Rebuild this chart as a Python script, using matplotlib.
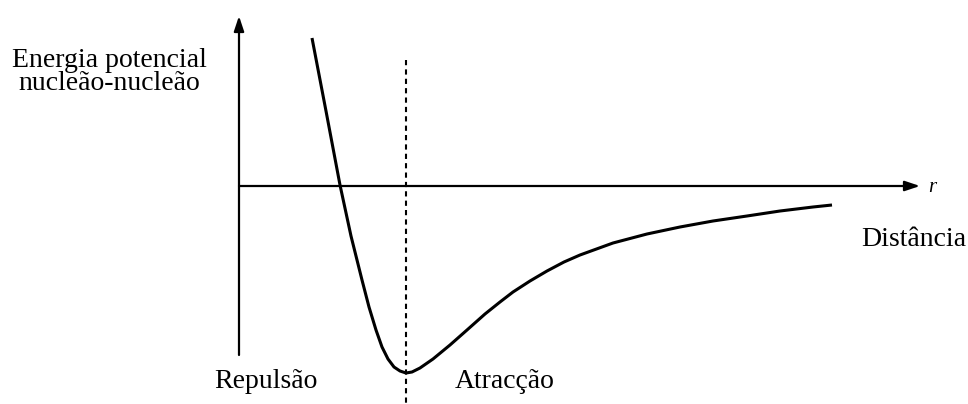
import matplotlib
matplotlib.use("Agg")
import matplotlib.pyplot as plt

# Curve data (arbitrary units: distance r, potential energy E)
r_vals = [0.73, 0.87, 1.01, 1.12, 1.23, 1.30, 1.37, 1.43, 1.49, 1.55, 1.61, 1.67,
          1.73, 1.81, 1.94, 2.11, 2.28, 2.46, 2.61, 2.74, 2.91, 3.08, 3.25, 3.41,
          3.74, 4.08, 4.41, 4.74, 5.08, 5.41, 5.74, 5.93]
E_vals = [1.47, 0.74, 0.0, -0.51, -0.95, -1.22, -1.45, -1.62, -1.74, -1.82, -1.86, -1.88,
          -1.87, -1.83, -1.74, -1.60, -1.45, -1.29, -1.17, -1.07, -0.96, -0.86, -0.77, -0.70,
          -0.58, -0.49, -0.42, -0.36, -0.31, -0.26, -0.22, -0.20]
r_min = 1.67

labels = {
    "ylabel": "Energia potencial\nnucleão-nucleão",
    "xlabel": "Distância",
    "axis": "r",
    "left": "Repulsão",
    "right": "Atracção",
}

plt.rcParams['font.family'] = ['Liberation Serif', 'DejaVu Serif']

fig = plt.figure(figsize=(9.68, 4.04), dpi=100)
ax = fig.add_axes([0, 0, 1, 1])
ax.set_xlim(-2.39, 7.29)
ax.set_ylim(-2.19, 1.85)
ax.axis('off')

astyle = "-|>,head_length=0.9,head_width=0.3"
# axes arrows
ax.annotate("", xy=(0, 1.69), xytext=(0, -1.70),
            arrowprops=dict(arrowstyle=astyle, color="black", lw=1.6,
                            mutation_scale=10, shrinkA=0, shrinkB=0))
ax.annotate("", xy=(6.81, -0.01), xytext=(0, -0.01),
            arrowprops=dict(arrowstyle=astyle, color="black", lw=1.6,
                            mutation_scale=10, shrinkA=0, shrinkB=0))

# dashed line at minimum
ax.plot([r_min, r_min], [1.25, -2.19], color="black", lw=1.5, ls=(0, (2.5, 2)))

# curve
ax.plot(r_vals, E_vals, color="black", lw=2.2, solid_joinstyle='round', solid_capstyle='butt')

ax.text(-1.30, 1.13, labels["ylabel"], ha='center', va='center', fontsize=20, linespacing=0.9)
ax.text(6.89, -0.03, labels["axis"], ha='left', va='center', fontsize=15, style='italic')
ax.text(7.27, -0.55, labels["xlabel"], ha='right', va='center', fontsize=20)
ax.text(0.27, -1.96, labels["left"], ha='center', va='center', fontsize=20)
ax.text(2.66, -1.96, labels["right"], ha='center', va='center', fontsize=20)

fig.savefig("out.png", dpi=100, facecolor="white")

(Objective) Exactly restate the lines from the beginning of the data through the line with "r_min = 1.67", and no others, keeping pictures out.

(Expected output)
Rebuild this chart as a Python script, using matplotlib.
import matplotlib
matplotlib.use("Agg")
import matplotlib.pyplot as plt

# Curve data (arbitrary units: distance r, potential energy E)
r_vals = [0.73, 0.87, 1.01, 1.12, 1.23, 1.30, 1.37, 1.43, 1.49, 1.55, 1.61, 1.67,
          1.73, 1.81, 1.94, 2.11, 2.28, 2.46, 2.61, 2.74, 2.91, 3.08, 3.25, 3.41,
          3.74, 4.08, 4.41, 4.74, 5.08, 5.41, 5.74, 5.93]
E_vals = [1.47, 0.74, 0.0, -0.51, -0.95, -1.22, -1.45, -1.62, -1.74, -1.82, -1.86, -1.88,
          -1.87, -1.83, -1.74, -1.60, -1.45, -1.29, -1.17, -1.07, -0.96, -0.86, -0.77, -0.70,
          -0.58, -0.49, -0.42, -0.36, -0.31, -0.26, -0.22, -0.20]
r_min = 1.67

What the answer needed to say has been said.